■ Exercise aim
Retype, please, the listing from its opening line through the line that contains "1.29,1.20];", both included, without the pictures.
--- start Provided material ---
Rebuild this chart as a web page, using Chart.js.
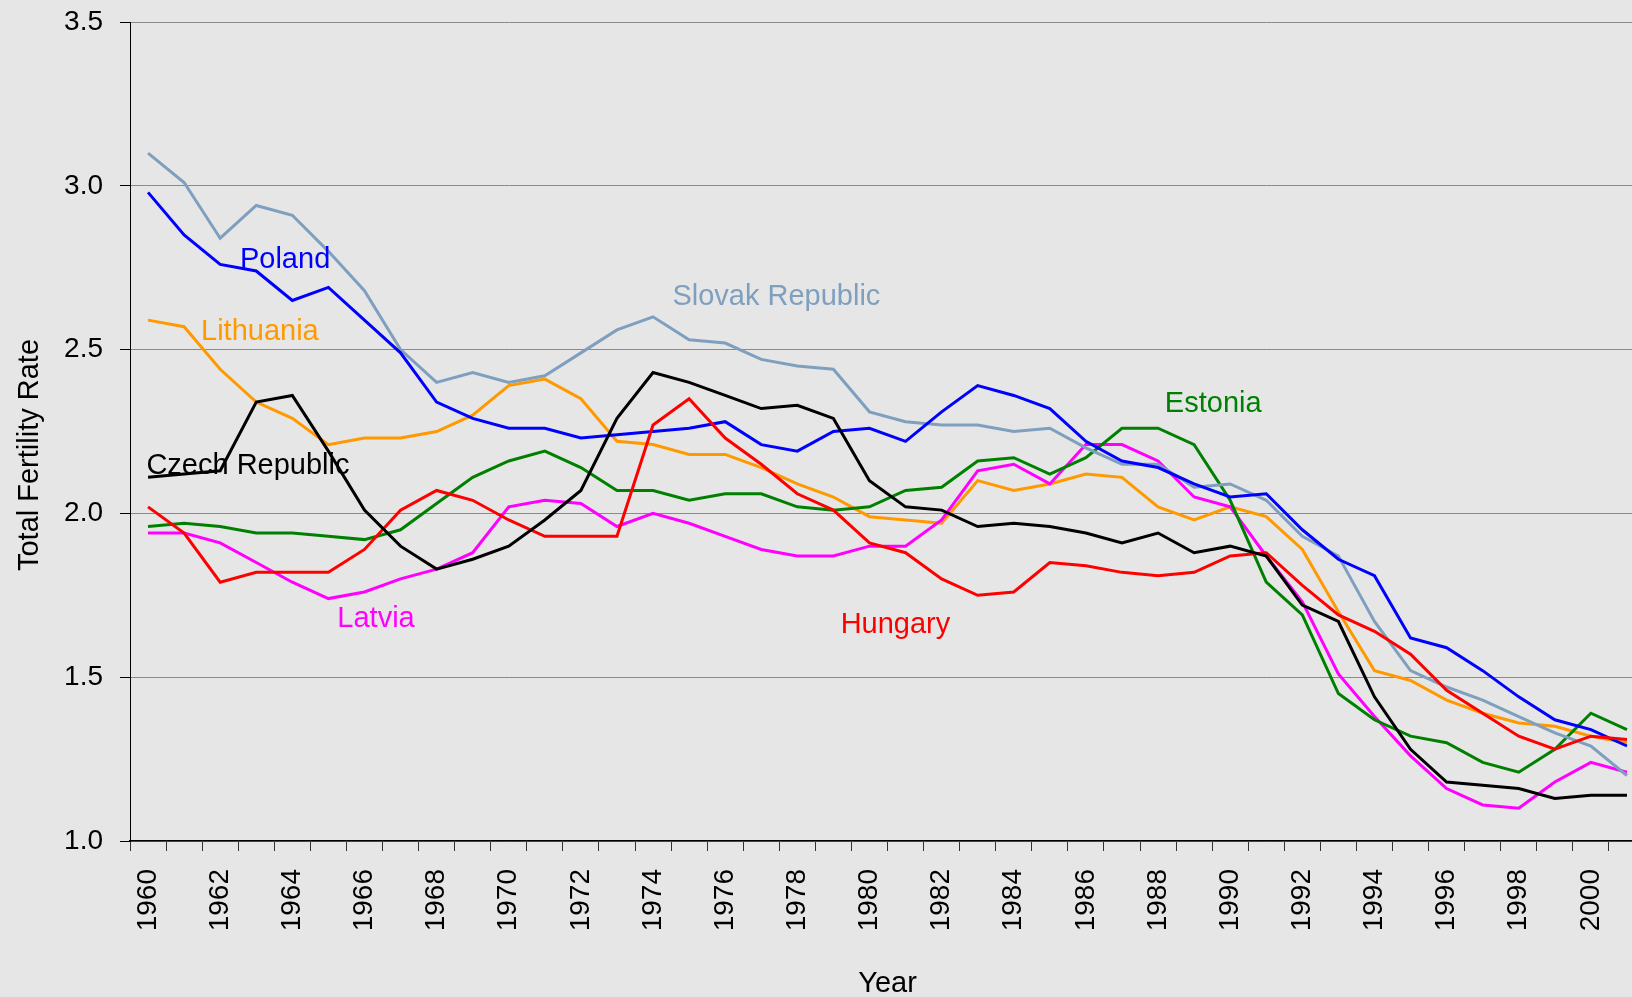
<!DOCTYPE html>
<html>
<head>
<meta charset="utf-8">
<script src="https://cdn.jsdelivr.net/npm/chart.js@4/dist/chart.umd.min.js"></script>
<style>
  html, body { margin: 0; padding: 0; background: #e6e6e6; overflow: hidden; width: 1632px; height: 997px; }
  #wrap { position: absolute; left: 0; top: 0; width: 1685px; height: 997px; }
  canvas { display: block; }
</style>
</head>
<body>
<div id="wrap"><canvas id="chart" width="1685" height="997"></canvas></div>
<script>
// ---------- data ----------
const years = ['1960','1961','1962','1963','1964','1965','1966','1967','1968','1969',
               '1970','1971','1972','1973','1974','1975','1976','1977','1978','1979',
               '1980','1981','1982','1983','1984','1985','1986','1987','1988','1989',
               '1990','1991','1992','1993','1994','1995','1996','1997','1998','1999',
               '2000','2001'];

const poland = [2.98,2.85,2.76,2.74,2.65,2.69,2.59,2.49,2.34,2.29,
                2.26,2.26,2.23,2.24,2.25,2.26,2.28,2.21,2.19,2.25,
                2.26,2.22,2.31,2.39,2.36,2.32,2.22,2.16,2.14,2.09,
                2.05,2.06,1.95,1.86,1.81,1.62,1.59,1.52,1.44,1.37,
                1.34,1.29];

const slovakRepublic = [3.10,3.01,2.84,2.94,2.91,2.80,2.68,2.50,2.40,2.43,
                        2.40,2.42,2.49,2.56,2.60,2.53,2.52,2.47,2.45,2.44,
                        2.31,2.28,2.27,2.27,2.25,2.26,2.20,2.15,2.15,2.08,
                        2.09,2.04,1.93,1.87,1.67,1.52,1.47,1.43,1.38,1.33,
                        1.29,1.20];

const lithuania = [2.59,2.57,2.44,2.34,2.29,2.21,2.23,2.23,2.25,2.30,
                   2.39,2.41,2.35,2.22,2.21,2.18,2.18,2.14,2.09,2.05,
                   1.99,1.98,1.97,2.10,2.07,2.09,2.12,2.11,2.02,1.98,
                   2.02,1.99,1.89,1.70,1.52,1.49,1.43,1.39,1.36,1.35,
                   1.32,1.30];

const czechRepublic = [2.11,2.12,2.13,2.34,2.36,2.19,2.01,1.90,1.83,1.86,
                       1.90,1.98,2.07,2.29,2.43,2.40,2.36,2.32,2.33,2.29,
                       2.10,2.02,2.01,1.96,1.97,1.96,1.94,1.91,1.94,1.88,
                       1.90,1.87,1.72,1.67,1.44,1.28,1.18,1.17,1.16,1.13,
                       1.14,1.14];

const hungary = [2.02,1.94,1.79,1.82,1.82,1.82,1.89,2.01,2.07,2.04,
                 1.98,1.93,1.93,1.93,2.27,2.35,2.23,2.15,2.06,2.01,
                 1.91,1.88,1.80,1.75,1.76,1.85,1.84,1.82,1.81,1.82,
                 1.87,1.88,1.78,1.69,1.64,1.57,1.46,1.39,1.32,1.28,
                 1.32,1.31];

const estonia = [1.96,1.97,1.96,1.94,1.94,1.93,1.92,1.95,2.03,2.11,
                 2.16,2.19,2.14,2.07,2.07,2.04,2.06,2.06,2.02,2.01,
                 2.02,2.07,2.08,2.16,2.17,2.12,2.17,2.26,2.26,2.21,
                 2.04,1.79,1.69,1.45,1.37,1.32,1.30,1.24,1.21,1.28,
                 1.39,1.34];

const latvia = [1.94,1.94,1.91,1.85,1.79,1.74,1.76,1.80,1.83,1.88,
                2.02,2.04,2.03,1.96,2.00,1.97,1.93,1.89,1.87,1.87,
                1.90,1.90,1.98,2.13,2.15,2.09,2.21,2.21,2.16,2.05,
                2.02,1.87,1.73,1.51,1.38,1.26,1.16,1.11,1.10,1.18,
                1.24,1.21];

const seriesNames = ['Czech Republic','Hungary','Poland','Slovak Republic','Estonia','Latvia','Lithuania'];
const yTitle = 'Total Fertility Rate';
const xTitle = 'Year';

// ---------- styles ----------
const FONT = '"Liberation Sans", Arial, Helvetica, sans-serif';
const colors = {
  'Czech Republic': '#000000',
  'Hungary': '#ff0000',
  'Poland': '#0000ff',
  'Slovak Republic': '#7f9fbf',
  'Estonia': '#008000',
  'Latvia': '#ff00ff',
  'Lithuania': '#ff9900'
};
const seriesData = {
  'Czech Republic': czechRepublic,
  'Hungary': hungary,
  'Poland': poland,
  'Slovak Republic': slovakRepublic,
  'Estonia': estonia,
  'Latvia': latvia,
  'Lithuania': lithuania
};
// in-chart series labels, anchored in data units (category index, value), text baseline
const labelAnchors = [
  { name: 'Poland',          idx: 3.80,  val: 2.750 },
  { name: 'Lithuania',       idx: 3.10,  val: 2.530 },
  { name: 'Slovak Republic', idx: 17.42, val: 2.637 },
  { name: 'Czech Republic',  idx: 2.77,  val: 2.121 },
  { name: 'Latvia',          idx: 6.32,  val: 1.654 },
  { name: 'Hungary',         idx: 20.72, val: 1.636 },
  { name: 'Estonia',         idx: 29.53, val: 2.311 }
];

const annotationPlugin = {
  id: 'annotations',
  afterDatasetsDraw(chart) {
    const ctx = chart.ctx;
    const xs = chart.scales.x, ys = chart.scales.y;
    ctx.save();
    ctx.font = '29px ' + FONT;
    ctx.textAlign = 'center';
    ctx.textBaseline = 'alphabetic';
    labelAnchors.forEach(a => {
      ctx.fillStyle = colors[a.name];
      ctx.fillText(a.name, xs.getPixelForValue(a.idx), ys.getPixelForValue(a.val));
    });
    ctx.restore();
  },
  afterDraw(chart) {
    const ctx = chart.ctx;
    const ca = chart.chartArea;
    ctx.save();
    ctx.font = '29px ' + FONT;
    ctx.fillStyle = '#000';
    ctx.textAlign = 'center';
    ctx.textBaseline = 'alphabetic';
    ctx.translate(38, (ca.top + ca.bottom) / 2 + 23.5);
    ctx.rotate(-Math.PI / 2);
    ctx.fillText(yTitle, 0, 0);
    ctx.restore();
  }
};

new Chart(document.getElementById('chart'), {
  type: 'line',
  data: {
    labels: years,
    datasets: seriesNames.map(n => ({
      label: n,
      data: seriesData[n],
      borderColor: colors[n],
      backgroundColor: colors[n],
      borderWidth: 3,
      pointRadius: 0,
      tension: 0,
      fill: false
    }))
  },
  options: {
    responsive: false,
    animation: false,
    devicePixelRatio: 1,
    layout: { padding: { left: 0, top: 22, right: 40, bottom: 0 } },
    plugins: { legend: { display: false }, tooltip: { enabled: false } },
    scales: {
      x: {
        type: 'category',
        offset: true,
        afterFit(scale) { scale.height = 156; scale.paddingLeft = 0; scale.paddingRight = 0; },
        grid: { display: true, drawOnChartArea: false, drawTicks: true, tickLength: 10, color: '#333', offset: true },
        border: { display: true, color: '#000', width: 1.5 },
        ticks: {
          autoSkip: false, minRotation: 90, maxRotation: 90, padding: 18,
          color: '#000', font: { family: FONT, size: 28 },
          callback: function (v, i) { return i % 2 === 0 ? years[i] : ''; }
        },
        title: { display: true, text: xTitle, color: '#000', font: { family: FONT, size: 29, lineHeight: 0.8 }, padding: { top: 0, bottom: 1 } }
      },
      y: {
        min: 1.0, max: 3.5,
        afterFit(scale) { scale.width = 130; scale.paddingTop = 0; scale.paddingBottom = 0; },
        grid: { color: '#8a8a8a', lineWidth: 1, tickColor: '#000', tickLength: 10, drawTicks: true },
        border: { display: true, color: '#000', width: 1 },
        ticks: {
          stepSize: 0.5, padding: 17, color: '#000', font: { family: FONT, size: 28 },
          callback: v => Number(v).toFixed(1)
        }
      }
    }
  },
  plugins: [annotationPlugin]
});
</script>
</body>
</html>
--- end Provided material ---
■ Full solution
Rebuild this chart as a web page, using Chart.js.
<!DOCTYPE html>
<html>
<head>
<meta charset="utf-8">
<script src="https://cdn.jsdelivr.net/npm/chart.js@4/dist/chart.umd.min.js"></script>
<style>
  html, body { margin: 0; padding: 0; background: #e6e6e6; overflow: hidden; width: 1632px; height: 997px; }
  #wrap { position: absolute; left: 0; top: 0; width: 1685px; height: 997px; }
  canvas { display: block; }
</style>
</head>
<body>
<div id="wrap"><canvas id="chart" width="1685" height="997"></canvas></div>
<script>
// ---------- data ----------
const years = ['1960','1961','1962','1963','1964','1965','1966','1967','1968','1969',
               '1970','1971','1972','1973','1974','1975','1976','1977','1978','1979',
               '1980','1981','1982','1983','1984','1985','1986','1987','1988','1989',
               '1990','1991','1992','1993','1994','1995','1996','1997','1998','1999',
               '2000','2001'];

const poland = [2.98,2.85,2.76,2.74,2.65,2.69,2.59,2.49,2.34,2.29,
                2.26,2.26,2.23,2.24,2.25,2.26,2.28,2.21,2.19,2.25,
                2.26,2.22,2.31,2.39,2.36,2.32,2.22,2.16,2.14,2.09,
                2.05,2.06,1.95,1.86,1.81,1.62,1.59,1.52,1.44,1.37,
                1.34,1.29];

const slovakRepublic = [3.10,3.01,2.84,2.94,2.91,2.80,2.68,2.50,2.40,2.43,
                        2.40,2.42,2.49,2.56,2.60,2.53,2.52,2.47,2.45,2.44,
                        2.31,2.28,2.27,2.27,2.25,2.26,2.20,2.15,2.15,2.08,
                        2.09,2.04,1.93,1.87,1.67,1.52,1.47,1.43,1.38,1.33,
                        1.29,1.20];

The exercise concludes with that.